Images of Joan of Arc range from icons of martial ascendancy and nationalist unity to paragons of humble piety and maidenly purity. Her likenesses have been deployed not only as symbols for the power of the people, but also to support the divine right of kings. A model of female fortitude, Joan has contrarily been represented as defiantly androgynous. She has further personified sentiments as varied as independent-minded patriotism and saintly devotion to the Church. Representations of Joan on view in the exhibition vary in scope and purpose from a doodle in the margin of a fifteenth-century manuscript chronicling Joan’s lifting of the English siege of Orleans, to major nineteenth-century paintings for the Paris Salon calculated to appeal to specific, often politically powerful, audiences, to documents such as photographs, postcards, programs and other memorabilia related to the elaborate processions and pageants in France and the United States celebrating Joan’s canonization in 1920.

Organized chronologically, the exhibition begins with some of the earliest known images and descriptions of Joan. These images include illustrated manuscripts and rare books from the collections of the Library of Congress, Bryn Mawr College, Columbia University and Harvard University. Also on view are facsimiles and partial translations of the earliest surviving trial transcripts. These revealing, detailed documents record two trials, the first, the condemnation or inquisition trial that sentenced Joan to death for heresy in 1431, and the second, the rehabilitation trial, held twenty-four years later, which overturned the earlier verdict. The trial transcripts are the main primary source of information about Joan of Arc and the reason we know so much about her life.

Laura Coyle, one of the exhibition’s curators, said, “Joan of Arc was without a doubt one of the most intriguing women who ever lived, and her image is as varied as it is powerful.” Ms. Coyle continued, “Not long after her death, literary and visual representations of her began to circulate widely and set important precedents for how she would be portrayed in the centuries to come. The bold warrior; the pious Catholic; the fashionable courtier; the loyal subject; the doomed prisoner—Joan appears in each of these guises time and again. In the late eighteenth and early nineteenth centuries, new types of portrayals joined more traditional ones. These representations included Joan of Arc as a willing martyr, a robust peasant, a courageous patriot, and a resolute adolescent. Interest in Joan of Arc was and is universal, but the meaning of her image is specific, inflected by its time and place.”

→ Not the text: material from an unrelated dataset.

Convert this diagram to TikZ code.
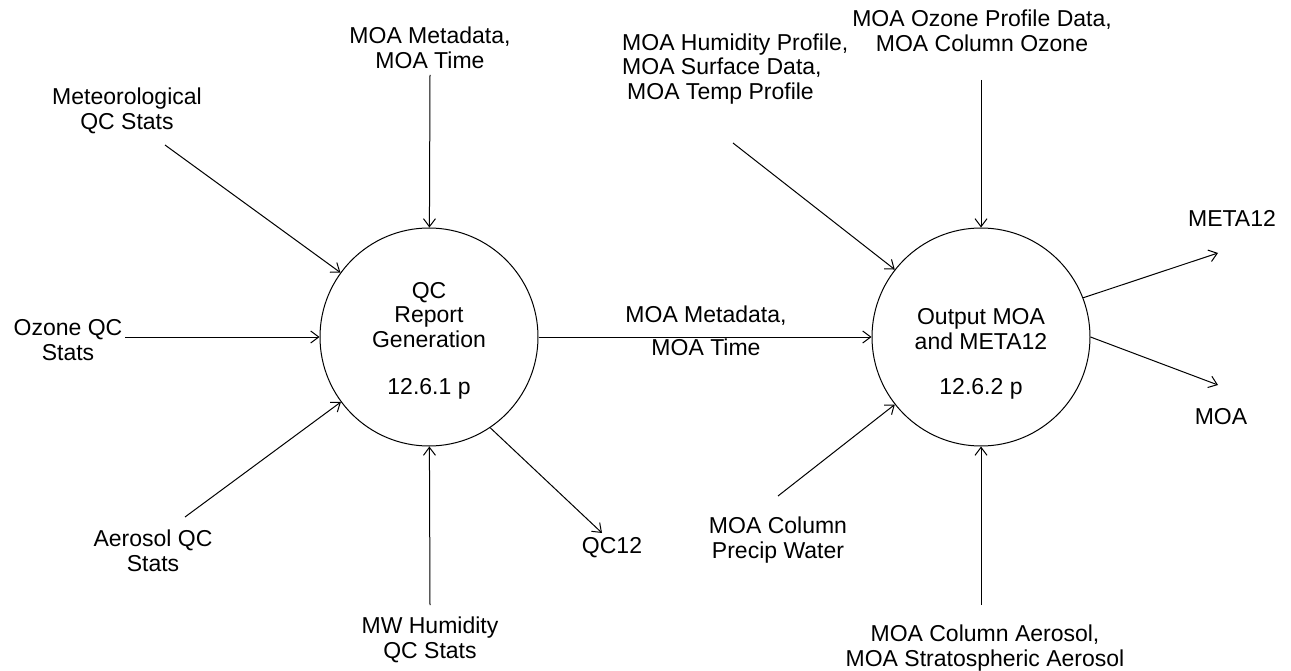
\documentclass[tikz,border=0pt]{standalone}
\usepackage{fontspec}
\setmainfont{Liberation Sans}
\usetikzlibrary{arrows.meta}
\begin{document}
\begin{tikzpicture}[x=1pt,y=-1pt,
  proc/.style={circle,draw,line width=1pt,minimum size=218pt,inner sep=0pt},
  lbl/.style={align=center,inner sep=0pt,font=\fontsize{23}{24.5}\selectfont},
  flow/.style={-{Straight Barb[length=8pt,width=12pt]},line width=1pt}]
\useasboundingbox (0,0) rectangle (1291,671);

% processes
\node[proc] (c1) at (429,337) {};
\node[proc] (c2) at (981,337) {};
\node[lbl] (c1t) at (429,315) {QC\\Report\\Generation};
\node[lbl] (c1n) at (429,389) {12.6.1 p};
\node[lbl] (c2t) at (981,329) {Output MOA\\and META12};
\node[lbl] (c2n) at (981,389) {12.6.2 p};

% data flow labels
\node[lbl] (t1) at (430,48) {MOA Metadata,\\MOA Time};
\node[lbl] (t2) at (127,111) {Meteorological\\QC Stats};
\node[lbl] (t3) at (68,340) {Ozone QC\\Stats};
\node[lbl] (t4) at (153,551) {Aerosol QC\\Stats};
\node[lbl] (t5) at (612,548) {QC12};
\node[lbl] (t6) at (430,640) {MW Humidity\\QC Stats};
\node[lbl] (t7) at (706,331) {MOA Metadata,\\[9pt]MOA Time};
\node[lbl,align=left,anchor=west] (t8) at (622,69) {MOA Humidity Profile,\\MOA Surface Data,\\\hspace*{5pt}MOA Temp Profile};
\node[lbl] (t9) at (982,31) {MOA Ozone Profile Data,\\MOA Column Ozone};
\node[lbl] (t10) at (778,540) {MOA Column\\Precip Water};
\node[lbl] (t11) at (985,648) {MOA Column Aerosol,\\MOA Stratospheric Aerosol};
\node[lbl] (t12) at (1232,218) {META12};
\node[lbl] (t13) at (1221,417) {MOA};

% free ends of the flows
\coordinate (a1) at (165,145);
\coordinate (a2) at (430,75);
\coordinate (a3) at (125,337);
\coordinate (a4) at (185,517);
\coordinate (a5) at (430,605);
\coordinate (q12) at (602,533);
\coordinate (a8) at (733,143);
\coordinate (a9) at (981,80);
\coordinate (a10) at (778,496);
\coordinate (a11) at (981,605);
\coordinate (m12) at (1218,253);
\coordinate (moa) at (1218,385);

% flows
\draw[flow] (a1) -- (c1);
\draw[flow] (a2) -- (c1);
\draw[flow] (a3) -- (c1);
\draw[flow] (a4) -- (c1);
\draw[flow] (a5) -- (c1);
\draw[flow] (c1.-56) -- (q12);
\draw[flow] (c1) -- (c2);
\draw[flow] (a8) -- (c2);
\draw[flow] (a9) -- (c2);
\draw[flow] (a10) -- (c2);
\draw[flow] (a11) -- (c2);
\draw[flow] (c2.21) -- (m12);
\draw[flow] (c2.east) -- (moa);
\end{tikzpicture}
\end{document}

Nora Heimann, the exhibition’s co-curator, said, “In tracing the many representations of Joan of Arc’s image over time, it is evident that her persona has served as a resonant site of symbolic meaning. In assessing the achievement of Louis-Maurice Boutet de Monvel in describing this remarkable young woman’s life, it seems clear that the artist and illustrator’s greatest achievement was in recognizing the complexity and richness of her enduring symbolic potential, at the same time that he celebrated her very real humanity.”

The exhibition features work in a variety of media. Of particular interest are authentic fifteenth-century arms (Metropolitan Museum of Art); rare illuminated manuscripts and illustrated books (Library of Congress, Bryn Mawr College Library, National Gallery of Art); several illustrated volumes of Voltaire’s provocative and satirical epic poem, La Pucelle (The Maid; Library of Congress and private collection); rare nineteenth-century French toile textiles with Joan of Arc motifs (Cooper-Hewitt, National Design Museum, Smithsonian Institution); paintings, including William Hamilton’s Joan of Arc and the Furies (1789; Frances Lehman Loeb Art Art Center, Vassar College), based on Shakespeare’s vitriolic portrayal of Joan, and Alphonse Mucha’s art nouveau masterpiece of the American star of the stage, Maude Adams, as Friedrich Schiller’s Maid of Orleans (1909; Metropolitan Museum of Art); posters by Eugène Grasset of French actress Sarah Bernhardt as Joan of Arc in Barbier’s Paris production (Courtesy the Trustees of the Boston Public Library); a recently restored, gilded reduction of Emmanuel Frémiet’s monument in Paris (Bryn Mawr College); documentation relating to Anna Hyatt Huntington’s famous bronze equestrian monument of Joan of Arc erected in 1915 in New York City (Maier Museum of Art, Library of Congress, The Hispanic Society of America), a site that became a rallying place during World War I in support of the allied troops; war bond posters and anti-German propaganda (Library of Congress); and French and American memorabilia related to Joan’s beatification in 1909 and canonization in 1920 (Columbia University, Boston Public Library, Catholic University).

In addition, an entire section is devoted to the Joan of Arc watercolors (Memorial Art Gallery at the University of Rochester), illustrations, books and paintings by Boutet de Monvel. Included are breathtaking, rarely exhibited watercolor studies for the artist’s Jeanne d’Arc. Although Boutet de Monvel is under-recognized today, he was one of the most talented artists of his generation and was widely admired in the United States, as well as in France. Senator William A. Clark (1839-1925), one of the Corcoran’s great patrons and one of the most important collectors of French art in America during the Gilded Age, commissioned the Joan of Arc paintings (now at the Corcoran) directly from the artist to hang in the smoking and billiards room of his mansion on Fifth Avenue in New York City.